Without including any pictures, write out the listing below exactly.

◆ **RECORD EXTRACTS**:
+ + + + +
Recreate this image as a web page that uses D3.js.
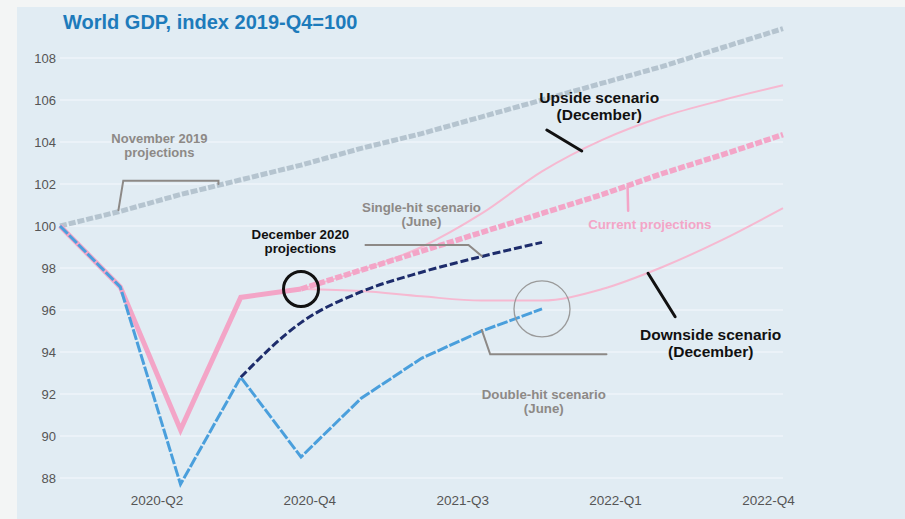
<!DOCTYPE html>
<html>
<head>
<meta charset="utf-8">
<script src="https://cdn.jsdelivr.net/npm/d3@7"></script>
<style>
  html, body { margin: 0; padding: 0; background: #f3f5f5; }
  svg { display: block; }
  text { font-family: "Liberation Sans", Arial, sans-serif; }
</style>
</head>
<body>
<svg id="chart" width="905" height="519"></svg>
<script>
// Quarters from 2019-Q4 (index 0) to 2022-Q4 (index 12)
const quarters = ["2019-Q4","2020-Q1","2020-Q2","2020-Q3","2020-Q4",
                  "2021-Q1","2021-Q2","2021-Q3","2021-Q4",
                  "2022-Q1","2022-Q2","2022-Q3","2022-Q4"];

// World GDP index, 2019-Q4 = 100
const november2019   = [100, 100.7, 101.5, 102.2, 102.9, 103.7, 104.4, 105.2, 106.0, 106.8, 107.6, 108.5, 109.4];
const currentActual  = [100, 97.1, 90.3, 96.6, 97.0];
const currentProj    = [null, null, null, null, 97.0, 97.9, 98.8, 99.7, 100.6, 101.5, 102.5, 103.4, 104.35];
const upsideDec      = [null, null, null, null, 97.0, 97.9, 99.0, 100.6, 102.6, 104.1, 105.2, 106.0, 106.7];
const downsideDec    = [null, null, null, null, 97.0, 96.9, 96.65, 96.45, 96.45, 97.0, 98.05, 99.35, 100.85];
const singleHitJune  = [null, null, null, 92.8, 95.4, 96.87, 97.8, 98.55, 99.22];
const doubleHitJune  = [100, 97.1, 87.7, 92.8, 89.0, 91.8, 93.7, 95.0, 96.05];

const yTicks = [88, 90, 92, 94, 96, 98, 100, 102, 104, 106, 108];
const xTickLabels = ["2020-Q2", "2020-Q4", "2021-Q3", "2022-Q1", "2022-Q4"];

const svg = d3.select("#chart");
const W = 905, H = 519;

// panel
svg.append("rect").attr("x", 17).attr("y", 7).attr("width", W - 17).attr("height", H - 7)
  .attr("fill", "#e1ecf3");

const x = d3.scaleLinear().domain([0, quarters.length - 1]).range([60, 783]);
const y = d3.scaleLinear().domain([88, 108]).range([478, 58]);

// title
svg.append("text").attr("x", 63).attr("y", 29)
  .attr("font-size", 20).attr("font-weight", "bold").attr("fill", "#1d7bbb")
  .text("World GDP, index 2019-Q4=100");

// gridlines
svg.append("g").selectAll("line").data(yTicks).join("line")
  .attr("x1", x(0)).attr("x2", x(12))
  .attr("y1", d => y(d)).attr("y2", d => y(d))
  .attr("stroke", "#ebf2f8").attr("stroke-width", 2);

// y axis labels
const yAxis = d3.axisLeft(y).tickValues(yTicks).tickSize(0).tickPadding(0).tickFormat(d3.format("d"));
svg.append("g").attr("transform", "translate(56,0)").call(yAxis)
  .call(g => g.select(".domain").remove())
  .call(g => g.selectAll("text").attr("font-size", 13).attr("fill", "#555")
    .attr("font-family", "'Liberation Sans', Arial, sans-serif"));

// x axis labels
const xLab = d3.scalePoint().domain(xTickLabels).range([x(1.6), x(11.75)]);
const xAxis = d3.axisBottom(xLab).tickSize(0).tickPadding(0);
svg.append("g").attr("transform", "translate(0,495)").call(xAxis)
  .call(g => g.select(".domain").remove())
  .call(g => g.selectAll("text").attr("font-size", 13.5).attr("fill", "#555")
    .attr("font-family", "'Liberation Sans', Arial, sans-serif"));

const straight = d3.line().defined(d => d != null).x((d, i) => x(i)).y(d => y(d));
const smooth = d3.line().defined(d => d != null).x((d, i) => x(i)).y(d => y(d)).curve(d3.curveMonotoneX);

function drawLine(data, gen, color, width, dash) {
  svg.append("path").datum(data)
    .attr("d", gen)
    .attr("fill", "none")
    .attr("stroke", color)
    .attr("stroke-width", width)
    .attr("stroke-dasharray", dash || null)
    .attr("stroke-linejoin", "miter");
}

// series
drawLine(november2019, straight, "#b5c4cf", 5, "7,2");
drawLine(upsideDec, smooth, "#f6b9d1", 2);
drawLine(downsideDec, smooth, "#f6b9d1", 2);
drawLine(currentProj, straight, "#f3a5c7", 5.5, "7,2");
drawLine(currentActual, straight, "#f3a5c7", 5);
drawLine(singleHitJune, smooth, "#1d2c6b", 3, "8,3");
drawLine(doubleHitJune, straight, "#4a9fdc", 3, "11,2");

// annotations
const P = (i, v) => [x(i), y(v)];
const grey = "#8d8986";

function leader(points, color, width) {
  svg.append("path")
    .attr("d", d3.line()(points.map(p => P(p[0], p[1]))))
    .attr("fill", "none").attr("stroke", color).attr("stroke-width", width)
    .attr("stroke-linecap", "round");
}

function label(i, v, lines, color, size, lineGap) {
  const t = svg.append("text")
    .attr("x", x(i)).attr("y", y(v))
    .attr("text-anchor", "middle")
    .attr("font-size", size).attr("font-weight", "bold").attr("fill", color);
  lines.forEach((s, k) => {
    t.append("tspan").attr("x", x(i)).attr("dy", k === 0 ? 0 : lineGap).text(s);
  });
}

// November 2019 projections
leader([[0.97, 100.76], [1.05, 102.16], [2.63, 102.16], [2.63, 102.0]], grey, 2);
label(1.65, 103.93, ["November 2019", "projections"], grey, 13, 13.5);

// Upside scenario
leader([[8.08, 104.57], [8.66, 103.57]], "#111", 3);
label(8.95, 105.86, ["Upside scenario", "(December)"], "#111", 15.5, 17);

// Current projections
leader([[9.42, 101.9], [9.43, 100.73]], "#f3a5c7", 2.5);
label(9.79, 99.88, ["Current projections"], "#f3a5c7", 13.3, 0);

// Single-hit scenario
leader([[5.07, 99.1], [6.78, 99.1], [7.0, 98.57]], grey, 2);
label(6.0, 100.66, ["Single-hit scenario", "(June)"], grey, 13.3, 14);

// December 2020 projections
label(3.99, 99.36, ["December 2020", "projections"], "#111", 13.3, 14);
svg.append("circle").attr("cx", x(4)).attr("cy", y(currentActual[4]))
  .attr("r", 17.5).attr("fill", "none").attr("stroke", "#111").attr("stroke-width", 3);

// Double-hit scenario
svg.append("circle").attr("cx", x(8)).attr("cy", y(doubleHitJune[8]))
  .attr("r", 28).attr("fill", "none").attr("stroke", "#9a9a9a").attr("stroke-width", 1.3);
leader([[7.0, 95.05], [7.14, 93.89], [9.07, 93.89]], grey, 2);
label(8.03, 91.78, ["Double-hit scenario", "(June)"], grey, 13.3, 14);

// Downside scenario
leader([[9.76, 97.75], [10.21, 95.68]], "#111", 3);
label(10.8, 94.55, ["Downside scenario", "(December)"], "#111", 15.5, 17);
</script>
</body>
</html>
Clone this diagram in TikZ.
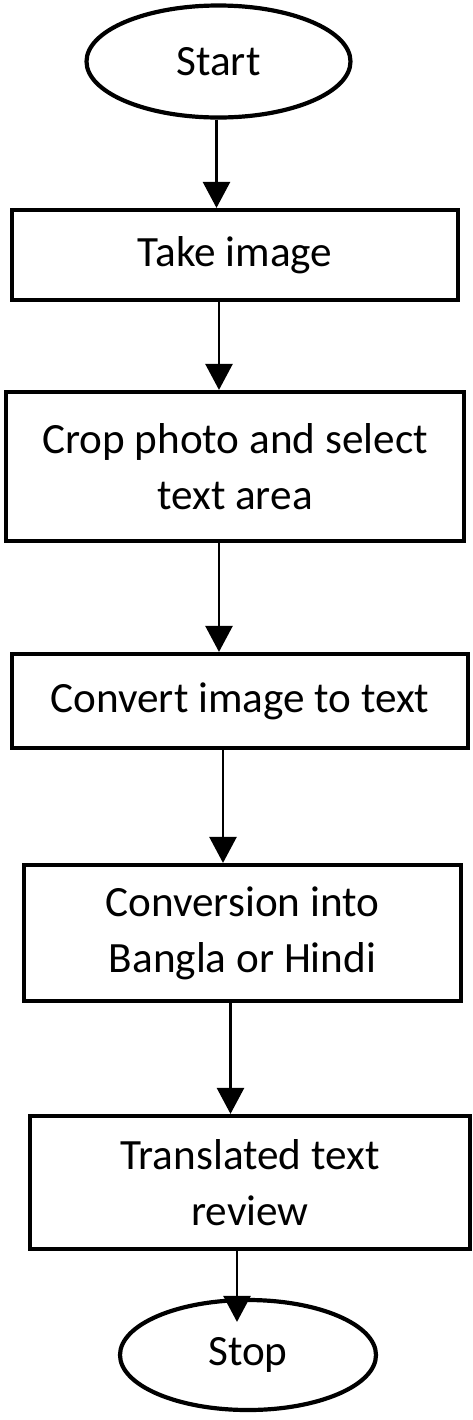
+ + + + +
◆ **REPLY**:
Recreate this image as a web page that uses D3.js.
<!DOCTYPE html>
<html>
<head>
<meta charset="utf-8">
<script src="https://cdn.jsdelivr.net/npm/d3@7"></script>
<style>
  html, body { margin: 0; padding: 0; background: #f3f5f5; }
  svg { display: block; }
  text { font-family: "Liberation Sans", Arial, sans-serif; }
</style>
</head>
<body>
<svg id="chart" width="905" height="519"></svg>
<script>
// Quarters from 2019-Q4 (index 0) to 2022-Q4 (index 12)
const quarters = ["2019-Q4","2020-Q1","2020-Q2","2020-Q3","2020-Q4",
                  "2021-Q1","2021-Q2","2021-Q3","2021-Q4",
                  "2022-Q1","2022-Q2","2022-Q3","2022-Q4"];

// World GDP index, 2019-Q4 = 100
const november2019   = [100, 100.7, 101.5, 102.2, 102.9, 103.7, 104.4, 105.2, 106.0, 106.8, 107.6, 108.5, 109.4];
const currentActual  = [100, 97.1, 90.3, 96.6, 97.0];
const currentProj    = [null, null, null, null, 97.0, 97.9, 98.8, 99.7, 100.6, 101.5, 102.5, 103.4, 104.35];
const upsideDec      = [null, null, null, null, 97.0, 97.9, 99.0, 100.6, 102.6, 104.1, 105.2, 106.0, 106.7];
const downsideDec    = [null, null, null, null, 97.0, 96.9, 96.65, 96.45, 96.45, 97.0, 98.05, 99.35, 100.85];
const singleHitJune  = [null, null, null, 92.8, 95.4, 96.87, 97.8, 98.55, 99.22];
const doubleHitJune  = [100, 97.1, 87.7, 92.8, 89.0, 91.8, 93.7, 95.0, 96.05];

const yTicks = [88, 90, 92, 94, 96, 98, 100, 102, 104, 106, 108];
const xTickLabels = ["2020-Q2", "2020-Q4", "2021-Q3", "2022-Q1", "2022-Q4"];

const svg = d3.select("#chart");
const W = 905, H = 519;

// panel
svg.append("rect").attr("x", 17).attr("y", 7).attr("width", W - 17).attr("height", H - 7)
  .attr("fill", "#e1ecf3");

const x = d3.scaleLinear().domain([0, quarters.length - 1]).range([60, 783]);
const y = d3.scaleLinear().domain([88, 108]).range([478, 58]);

// title
svg.append("text").attr("x", 63).attr("y", 29)
  .attr("font-size", 20).attr("font-weight", "bold").attr("fill", "#1d7bbb")
  .text("World GDP, index 2019-Q4=100");

// gridlines
svg.append("g").selectAll("line").data(yTicks).join("line")
  .attr("x1", x(0)).attr("x2", x(12))
  .attr("y1", d => y(d)).attr("y2", d => y(d))
  .attr("stroke", "#ebf2f8").attr("stroke-width", 2);

// y axis labels
const yAxis = d3.axisLeft(y).tickValues(yTicks).tickSize(0).tickPadding(0).tickFormat(d3.format("d"));
svg.append("g").attr("transform", "translate(56,0)").call(yAxis)
  .call(g => g.select(".domain").remove())
  .call(g => g.selectAll("text").attr("font-size", 13).attr("fill", "#555")
    .attr("font-family", "'Liberation Sans', Arial, sans-serif"));

// x axis labels
const xLab = d3.scalePoint().domain(xTickLabels).range([x(1.6), x(11.75)]);
const xAxis = d3.axisBottom(xLab).tickSize(0).tickPadding(0);
svg.append("g").attr("transform", "translate(0,495)").call(xAxis)
  .call(g => g.select(".domain").remove())
  .call(g => g.selectAll("text").attr("font-size", 13.5).attr("fill", "#555")
    .attr("font-family", "'Liberation Sans', Arial, sans-serif"));

const straight = d3.line().defined(d => d != null).x((d, i) => x(i)).y(d => y(d));
const smooth = d3.line().defined(d => d != null).x((d, i) => x(i)).y(d => y(d)).curve(d3.curveMonotoneX);

function drawLine(data, gen, color, width, dash) {
  svg.append("path").datum(data)
    .attr("d", gen)
    .attr("fill", "none")
    .attr("stroke", color)
    .attr("stroke-width", width)
    .attr("stroke-dasharray", dash || null)
    .attr("stroke-linejoin", "miter");
}

// series
drawLine(november2019, straight, "#b5c4cf", 5, "7,2");
drawLine(upsideDec, smooth, "#f6b9d1", 2);
drawLine(downsideDec, smooth, "#f6b9d1", 2);
drawLine(currentProj, straight, "#f3a5c7", 5.5, "7,2");
drawLine(currentActual, straight, "#f3a5c7", 5);
drawLine(singleHitJune, smooth, "#1d2c6b", 3, "8,3");
drawLine(doubleHitJune, straight, "#4a9fdc", 3, "11,2");

// annotations
const P = (i, v) => [x(i), y(v)];
const grey = "#8d8986";

function leader(points, color, width) {
  svg.append("path")
    .attr("d", d3.line()(points.map(p => P(p[0], p[1]))))
    .attr("fill", "none").attr("stroke", color).attr("stroke-width", width)
    .attr("stroke-linecap", "round");
}

function label(i, v, lines, color, size, lineGap) {
  const t = svg.append("text")
    .attr("x", x(i)).attr("y", y(v))
    .attr("text-anchor", "middle")
    .attr("font-size", size).attr("font-weight", "bold").attr("fill", color);
  lines.forEach((s, k) => {
    t.append("tspan").attr("x", x(i)).attr("dy", k === 0 ? 0 : lineGap).text(s);
  });
}

// November 2019 projections
leader([[0.97, 100.76], [1.05, 102.16], [2.63, 102.16], [2.63, 102.0]], grey, 2);
label(1.65, 103.93, ["November 2019", "projections"], grey, 13, 13.5);

// Upside scenario
leader([[8.08, 104.57], [8.66, 103.57]], "#111", 3);
label(8.95, 105.86, ["Upside scenario", "(December)"], "#111", 15.5, 17);

// Current projections
leader([[9.42, 101.9], [9.43, 100.73]], "#f3a5c7", 2.5);
label(9.79, 99.88, ["Current projections"], "#f3a5c7", 13.3, 0);

// Single-hit scenario
leader([[5.07, 99.1], [6.78, 99.1], [7.0, 98.57]], grey, 2);
label(6.0, 100.66, ["Single-hit scenario", "(June)"], grey, 13.3, 14);

// December 2020 projections
label(3.99, 99.36, ["December 2020", "projections"], "#111", 13.3, 14);
svg.append("circle").attr("cx", x(4)).attr("cy", y(currentActual[4]))
  .attr("r", 17.5).attr("fill", "none").attr("stroke", "#111").attr("stroke-width", 3);

// Double-hit scenario
svg.append("circle").attr("cx", x(8)).attr("cy", y(doubleHitJune[8]))
  .attr("r", 28).attr("fill", "none").attr("stroke", "#9a9a9a").attr("stroke-width", 1.3);
leader([[7.0, 95.05], [7.14, 93.89], [9.07, 93.89]], grey, 2);
label(8.03, 91.78, ["Double-hit scenario", "(June)"], grey, 13.3, 14);

// Downside scenario
leader([[9.76, 97.75], [10.21, 95.68]], "#111", 3);
label(10.8, 94.55, ["Downside scenario", "(December)"], "#111", 15.5, 17);
</script>
</body>
</html>
Clone this diagram in TikZ.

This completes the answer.